Au cours des années 1870, Louis Janmot fait la rencontre de Félix Thiollier, un collectionneur d’art et érudit de Saint-Étienne, qui est également photographe. Thiollier décide de publier le « Poème de l’âme », devenant ainsi le principal bienfaiteur de Janmot. Il lui apporte un soutien crucial, assurant la pérennité de son art. Malgré cela, le succès de Janmot reste modeste au regard de l’ampleur de son œuvre, qui vise à fusionner l’art pictural et la poésie. La synergie entre le texte et l’image constitue un champ d’exploration sans limites.

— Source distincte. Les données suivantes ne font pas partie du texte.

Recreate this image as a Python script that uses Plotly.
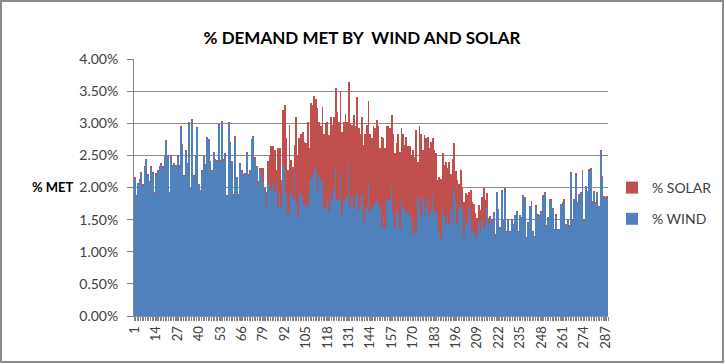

Janmot met en lumière les qualités propres à chacun de ces médiums, ce qui rend la comparaison avec William Blake pertinente. En effet, l’intensité de l’imaginaire unique de Janmot s’exprime de multiples manières, cherchant à communiquer une même détresse et une même essence vitale.

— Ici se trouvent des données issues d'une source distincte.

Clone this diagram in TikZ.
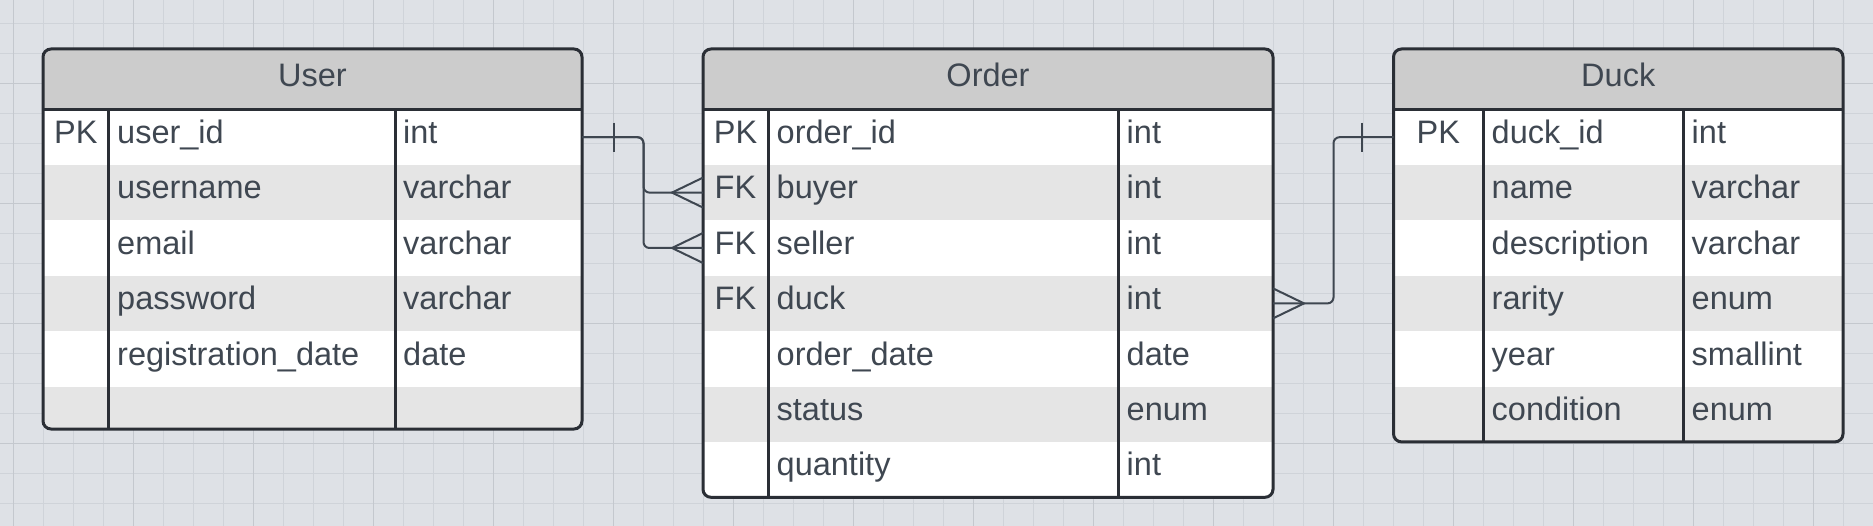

Il est indéniable que l’œuvre du peintre lyonnais s’inscrit dans un contexte marqué par des tensions religieuses. Le XIXe siècle, époque de contradictions, est rythmé par des révolutions et des révoltes populaires, tandis que le catholicisme connaît un renouveau. Dans ce siècle agité, de nombreux artistes entreprennent une quête spirituelle intense et productive. Avec le gouvernement de plus en plus distant vis-à-vis de la religion, celle-ci devient une source d’inspiration croissante pour l’art, se muant en une ressource nouvelle. Il convient de noter que, vingt ans plus tard, en 1905, l’État français se sépare officiellement de l’Église. Cette période annonce l’avènement de ce qu’Auguste Viatte a qualifié de « catholicisme romantique », concept qui peut être interprété comme une émotion spirituelle ancrée dans une foi profonde. Chez Janmot, cette dimension spirituelle prend la forme d’une piété inspiratrice et s’inscrit dans un parcours initiatique que l’artiste explore en quête de reconnaissance ou, plus profondément, de l’essence même de l’art absolu.

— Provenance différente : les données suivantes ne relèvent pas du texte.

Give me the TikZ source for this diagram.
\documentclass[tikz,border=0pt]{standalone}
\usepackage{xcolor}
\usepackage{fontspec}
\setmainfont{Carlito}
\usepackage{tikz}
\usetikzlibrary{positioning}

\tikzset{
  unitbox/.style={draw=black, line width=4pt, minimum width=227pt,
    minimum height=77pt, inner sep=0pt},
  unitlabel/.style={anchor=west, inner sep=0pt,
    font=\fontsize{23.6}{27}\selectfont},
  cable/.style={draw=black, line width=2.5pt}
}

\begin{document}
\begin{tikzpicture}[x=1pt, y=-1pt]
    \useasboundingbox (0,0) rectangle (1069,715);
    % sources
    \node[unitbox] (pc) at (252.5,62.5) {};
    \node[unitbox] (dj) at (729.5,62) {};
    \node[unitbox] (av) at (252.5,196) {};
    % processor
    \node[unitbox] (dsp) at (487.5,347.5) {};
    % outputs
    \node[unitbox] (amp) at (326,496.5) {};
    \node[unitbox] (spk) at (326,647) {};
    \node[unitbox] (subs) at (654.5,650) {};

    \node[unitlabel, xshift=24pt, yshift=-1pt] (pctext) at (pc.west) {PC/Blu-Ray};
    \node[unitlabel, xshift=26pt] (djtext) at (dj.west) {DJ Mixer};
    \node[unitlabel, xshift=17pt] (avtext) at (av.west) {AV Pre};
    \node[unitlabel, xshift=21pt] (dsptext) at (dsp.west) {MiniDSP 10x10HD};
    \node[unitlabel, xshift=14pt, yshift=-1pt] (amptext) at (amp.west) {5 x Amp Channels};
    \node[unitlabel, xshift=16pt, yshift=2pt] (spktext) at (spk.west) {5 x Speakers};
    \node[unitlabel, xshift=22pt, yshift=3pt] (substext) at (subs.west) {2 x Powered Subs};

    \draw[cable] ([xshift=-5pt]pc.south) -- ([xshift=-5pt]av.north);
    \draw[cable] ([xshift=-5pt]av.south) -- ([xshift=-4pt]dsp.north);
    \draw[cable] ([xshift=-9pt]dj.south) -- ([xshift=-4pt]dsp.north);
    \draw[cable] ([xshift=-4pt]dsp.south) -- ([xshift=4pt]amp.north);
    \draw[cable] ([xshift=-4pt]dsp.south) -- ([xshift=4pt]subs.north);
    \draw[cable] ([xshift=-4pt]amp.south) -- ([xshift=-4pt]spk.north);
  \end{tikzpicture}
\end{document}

Berthe de Reyssac joue un rôle crucial dans la vie de Louis Janmot, entretenant avec lui une relation étroite. À l’âge de 16 ans, elle est accueillie par la famille de Janmot, où elle saisit l’opportunité d’apprendre le dessin et la peinture sous sa tutelle. Ultérieurement, elle organise un salon littéraire et artistique fréquenté par Janmot, où il a l’occasion de rencontrer des figures telles qu’Henri Fantin-Latour et Odilon Redon. Ainsi, Janmot n’évolue pas en solitaire mais au sein d’un cercle restreint qui le stimule continuellement à se surpasser. Cet environnement est source d’inspiration et le pousse, parfois même le contraint, à produire la centaine d’œuvres qui nous sont parvenues. Ce contexte éclaire également l’angoisse qui marque la fin de sa vie, sous le Second Empire et pendant la Commune. Ses œuvres, considérées en elles-mêmes, témoignent d’une réflexion théorique préalable à l’acte créatif. Janmot, tel un artisan, préparait ses propres mélanges de pigments pour atteindre la nuance et l’épaisseur idéales avant même de conceptualiser les images qui se matérialiseraient en œuvres désormais exposées au musée des Beaux-Arts de Lyon.

L’œuvre de Louis Janmot se cristallise autour de trois thèmes majeurs : d’abord, le royaume divin, symbolisant le monde d’en haut ; ensuite, l’enfance, perçue comme exilée dans le monde terrestre ; et enfin, le rôle protecteur des Anges, faisant le lien entre ces deux mondes. Les peintures de Janmot semblent faire écho aux écrits de Lamartine ou de Chateaubriand, partageant des idées similaires à cette même époque. Ses tableaux, envisagés comme les mouvements d’une symphonie, expriment le désir ardent de l’âme humaine de s’élever vers l’infini et illustrent le périple de l’homme vers l’idéal, une route jonchée de périls mais sous la vigilance bienveillante des anges gardiens. Janmot entrelace le romantisme — avec ses passions, ses plaintes, et son ancrage dans le réel —, le symbolisme — par son esthétisme —, et le préraphaélisme — avec son objectif fonctionnel et moralisateur. Malgré son message ambitieux, son art n’a jamais réellement rencontré un écho favorable auprès du grand public. Il propose une œuvre déconcertante, car elle nous interpelle directement, nous plaçant dans une zone de confort par l’évocation de thèmes et d’idéaux familiers, tout en introduisant subtilement des éléments de surprise — un regard captivant, une émotion inattendue, une couleur ou une nuance particulière — qui éveillent notre curiosité.